Are Good Grades Worth The Effort?

Courtesy of thefauxreport.com

Rachel Vigil, Editor-in-Chief

By Rachel Vigil

During our highly anticipated annual class meetings, I was pulled out of my stupor by the slip up one of the speakers had when discussing our grades.

She was telling us Juniors, who are planning on applying to college, to keep our grades up because this was the last semester on our transcripts. Quickly realizing her mistake, she said in a hurried voice, “You should do well if you aren’t going to college, too.”

It was just a minor slip up, but it made me start to wonder what the real purpose of getting “good” grades is. Most honors students would answer that they got good grades to get into a good college and make their parents happy. Are our grades so tied to future achievement in college that they serve no other purpose? What’s the harm of getting straight Ds if you don’t want to go to college and only need to pass your classes?

Of course, this sort of outlook undervalues the supposed deeper meaning behind our grades. Doing well in school is supposed to be about learning, not just about college or careers. Even then, do grades really reflect how much you learn? In my experience, the classes where it was harder to get good grades are the ones I have learned the most in. Take AP Language and Composition for example; it is a class that has high difficulty and I personally struggle in. It was my lowest grade last semester, but was also the class where I learned the most. Did my lower grade really reflect that I had learned less than in, say, Spanish?

It can also be argued that grades reflect how much one works in the class, an important indicator of drive for future colleges and employers, but this has some inherent problems too, especially in classes where the grade you receive is more tied to the tests than the homework. Sure, you may work hard in your math class and get every piece of homework done on time, but that homework only counts for 10% of your grade and you are a nervous test taker, you may do worse than the kid next to you who never turns in their homework but always manages to quickly absorb the subject matter and excels at test taking. We all know those students–there’s the small bit of jealousy disguised as anger at them simmering below the surface as well.

However, good grades in high school are also not to be undervalued. Even though the emphasis on college can seem as if it undermines the overall goal of getting an education (which could be to learn or get money, depending on your perspective), it is shown to significantly increase the wages you earn and the likelihood that you will go to college, which also increases your earnings. College graduates earned 56% more than their nondegree-holding counterparts according to a study recently published by the Economic Policy Institute for 2015. This number is at a record high.

To top that off, your GPA in high school also impacts how much money you will earn. In a 2014 report published by the Eastern Economic Journal, it was shown that GPA could be an indicator of both a person’s likelihood of going to college and their future earnings.

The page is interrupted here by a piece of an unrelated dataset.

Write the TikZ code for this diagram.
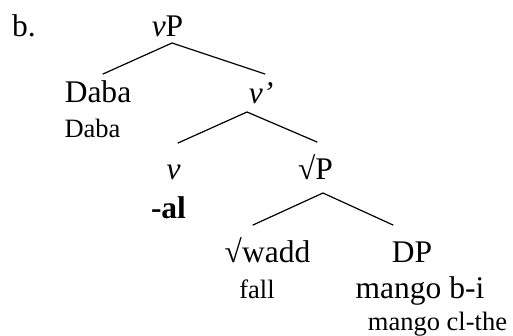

A researcher in this study and the director of the health economics research group at the University of Miami, Michael T. French, stated,”A one-unit increase in your GPA has a very sizable impact on your education and earnings.”

This is once again because of high school performance’s impact on getting into college, which, as mentioned earlier, naturally increases your earnings. Grades have reached the point where they are intrinsically linked to college and salary later in life. They also aren’t always a reflection of how much a person has learned or what effort they have put forth in the class. Until grades are more reflective of learning and more valuable as proof of knowledge and effort, they won’t have too much meaning to those who care little about college. The fact that our counselor said that during a class meeting isn’t so much her fault as it is the fault of an education system which devalues learning in place of superficial achievement and future careers.